FOLHA
MADRI - Em 1992, eu estava como correspondente desta Folha em Madri. No domingo em que a revista "Veja" começou a circular com a entrevista de Pedro Collor que detonaria o processo que levaria à queda do irmão-presidente, Alon Feuerwerker, então no comando da Sucursal de Brasília, chamou-me e disse: "Gostaria que você estivesse aqui em Brasília amanhã cedo (segunda-feira)".
Já não havia vôos de Madri para o Brasil. Foi uma correria para conseguir a conexão Madri/Lisboa/Rio/ Brasília. Quando me sentei finalmente no avião de uma Varig ainda em forma, ia respirar aliviado quando vieram as recomendações a respeito do cólera, que então assolava a pátria amada. Estava havia pouco em Madri, mas é facílimo e rapidíssimo acostumar-se à civilização.
Duro é o choque de ser trazido de volta à realidade de um país primitivo a ponto de ter problemas com uma doença medieval.

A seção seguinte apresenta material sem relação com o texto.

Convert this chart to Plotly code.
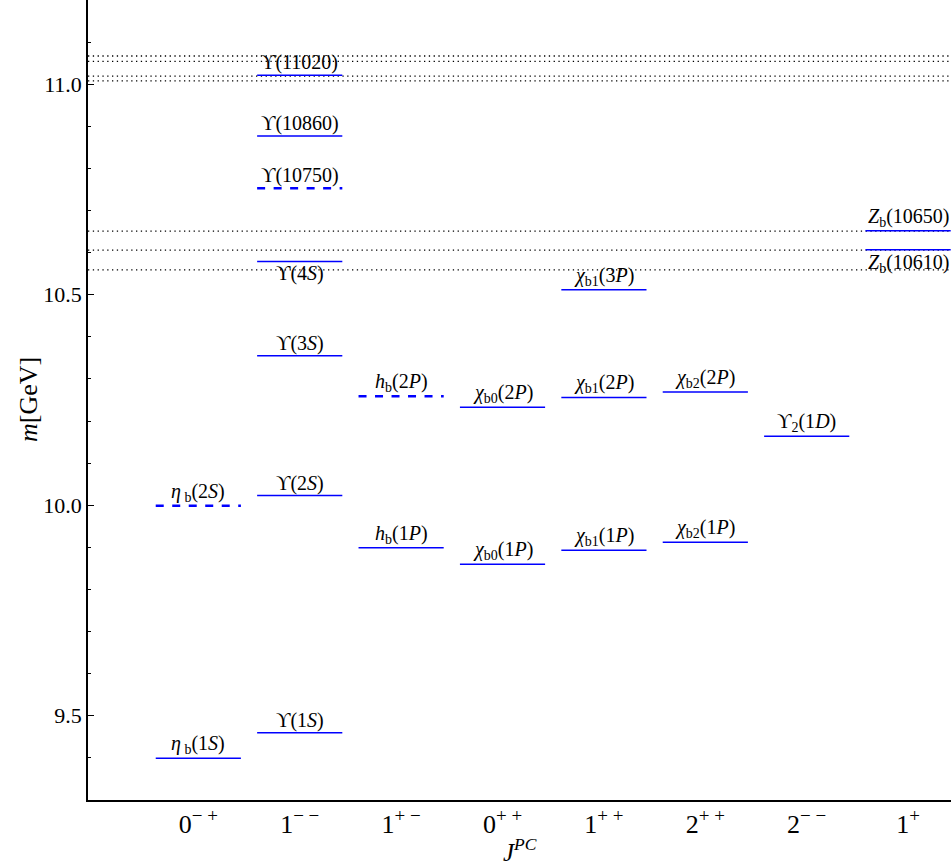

Catorze anos e quatro presidentes depois, o choque retorna. Ler a Folha com mais atenção, para me atualizar após uma semana de debates em Davos, é ler a história de um país primitivo, bárbaro.
Só um caso, por falta de espaço: a história de Shirley da Silva Santos, atingida por uma bala perdida em tiroteio entre a polícia e ladrões, é a história da roleta-russa que é viver em São Paulo (ou no Rio ou mesmo em outras grandes e pequenas cidades do Brasil). Shirley havia apenas saído inocentemente no domingo em um bairro supostamente tranqüilo. Não estava no Iraque.
No mesmo caso, Jóbson Coelho Lopes teve seu carro roubado pelos ladrões, que, depois, se envolveram no tiroteio. O carro não estava na rua, de onde, no mundo todo, carros são roubados em penca. Estava em um estacionamento. Pior: Jóbson deu graças a Deus por ter tido apenas o carro roubado sem que ele estivesse presente.
Não é primitivo um país em que a vida é roleta-russa e em que ser "apenas" roubado é uma bênção?